[liberationtech] Defending Dissidents from Targeted Digital Surveillance

Andrés Pacheco alps6085 at gmail.com
Thu Dec 1 16:42:30 PST 2016


How about "The Land of the Free?" Why go to the Middle East?

Regards | Saludos,

Andrés Leopoldo Pacheco Sanfuentes
<alps at acm.org>

> On Dec 1, 2016, at 2:23 PM, Yosem Companys <companys at stanford.edu> wrote:
> 
> From: Bill Marczak <wrm at cs.berkeley.edu>
> 
> Title: Defending Dissidents from Targeted Digital Surveillance
> Speaker: William R. Marczak
> Advisor: Prof.
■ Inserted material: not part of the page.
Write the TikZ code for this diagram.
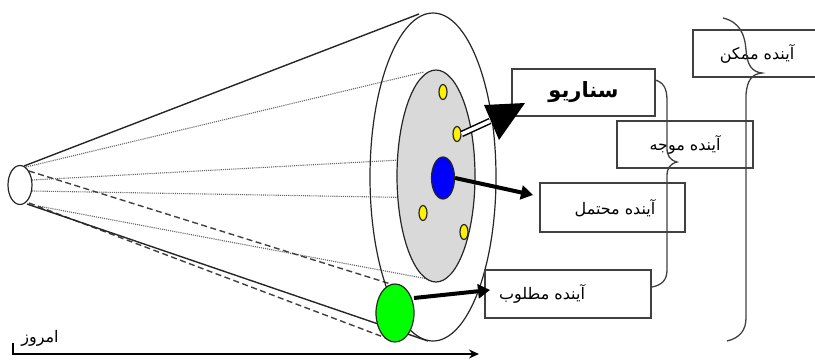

Vern Paxson
> 
> Date: Friday, Dec 09, 2016
> Time: 12PM - 1PM
> Location: 205 South Hall, UC Berkeley
> Food: Light lunch
> RSVP requested: https://docs.google.com/forms/d/e/1FAIpQLSfSeROEo6bOTvNzZw6KTf--Lgr5-yP5TFcpT0qY66x9foyHtg/viewform
> 
> Abstract:
> Computer security research devotes extensive efforts to protecting individuals against indiscriminate, large-scale attacks such as those used by cybercriminals, and protecting institutions against targeted cyber attacks conducted by nation-states (so-called “Advanced Persistent Threats'').  Where these two problem domains intersect, however---targeted cyber attacks by nation-states against individuals---has received considerably less study.
> 
> In this talk, I will first detail my efforts to characterize this space, based on analysis of an extensive collection of suspicious files and links targeting activists, opposition members, and nongovernmental organizations in the Middle East over a period of several years.  I will present attack campaigns involving a variety of commercial “lawful intercept” and off-the-shelf tools, and explain Internet scanning techniques I used to map out the potential broader scope of such activity.  Based on these first efforts, I will present the results of my IRB-approved research study involving in-depth interviews with 30 potential targets of abusive surveillance in four countries.  The results give insight into potential targets’ perceptions of the risks associated with their online activity, and their security posture.  Based on my study results, I will propose Himaya, a defensive approach I developed that readily integrates with targets’ workflow to provide near real-time scanning of a subject’s email messages to check for threats.  I will explain Himaya’s architecture and provide preliminary data from its beta deployment.